Sam Rothstein knows riskA good friend of mine (Let’s call him Sam Rothstein) is just finishing up a stint in the hedge fund business.  He is a bit of a quant and an overall critical thinker, so I ran the Keyword Derivative Market idea by him.  His verdict?

“It won’t work”

“Why not?”

“The risk– there’s no way to calculate the risk.  You think you’re all smart and have worked out the percentages on the bell curves and all the possibilities of what might happen that would wreck your prices, then wham! That one-in-a-billion thing that could sink your risk hedges actually happens, because it turns out to be a one-in-a-thousand thing.”

“Yeah, but that’s why I pad the keyword bids a little.”

“By how much?  What amount?  That padding is your determination of the cost of the risk– you cannot calculate it, therefore you cannot come up with a price.”

“shit.”

Sam went on to describe the basic flaws in risk-based hedge funds.  He complimented me on coming up with a business model that had recently bilked billions out of the market, but simultaneously reminded me that there are thousands of people trying to figure this out– many of them much smarter than me.

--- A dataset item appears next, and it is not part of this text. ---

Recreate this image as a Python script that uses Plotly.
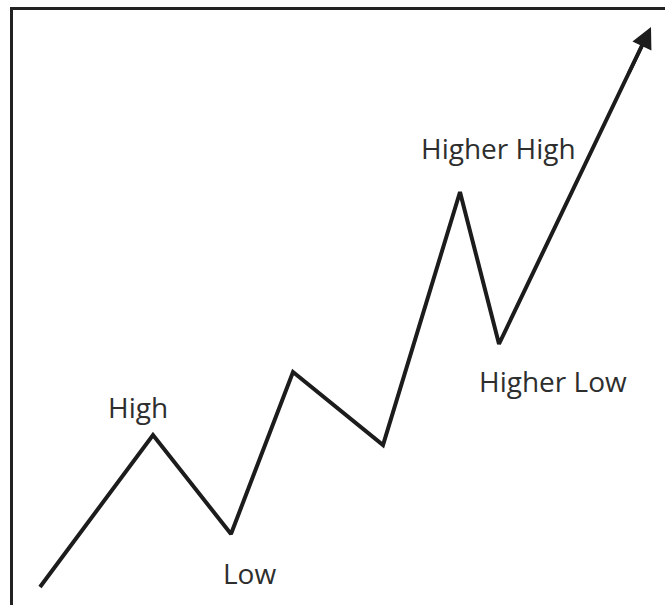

In the end, a keyword is an expungable commodity, but it also has something what I’ll call “high sucker elasticity“: Retail companies calculate the price they are willing to pay for a keyword position, usually based on some determined cost-of-acquistion equation.  If the price of a keyword bid gets pushed too high (according to a rational cost/revenue calculation), there is always another sucker to buy that irrationally high keyword postion.   Google’s profits are intrinsically linked to the irrationality of the market.

Keyword management software providers like efficientfrontier, kenshoo, marin, and others are making great headway in bringing rationality to this market, and are good for the long haul or large corporate spends– but the little man will always make keyword purchases with snap decisions based on insufficient information.  He’ll get suckered.

To their credit, Google tries to explain this out as much as possible: they make their API open to the keyword management companies, they give away performance statistics for free, they try not to be evil.

The odds on craps are written right there on the green felt, too.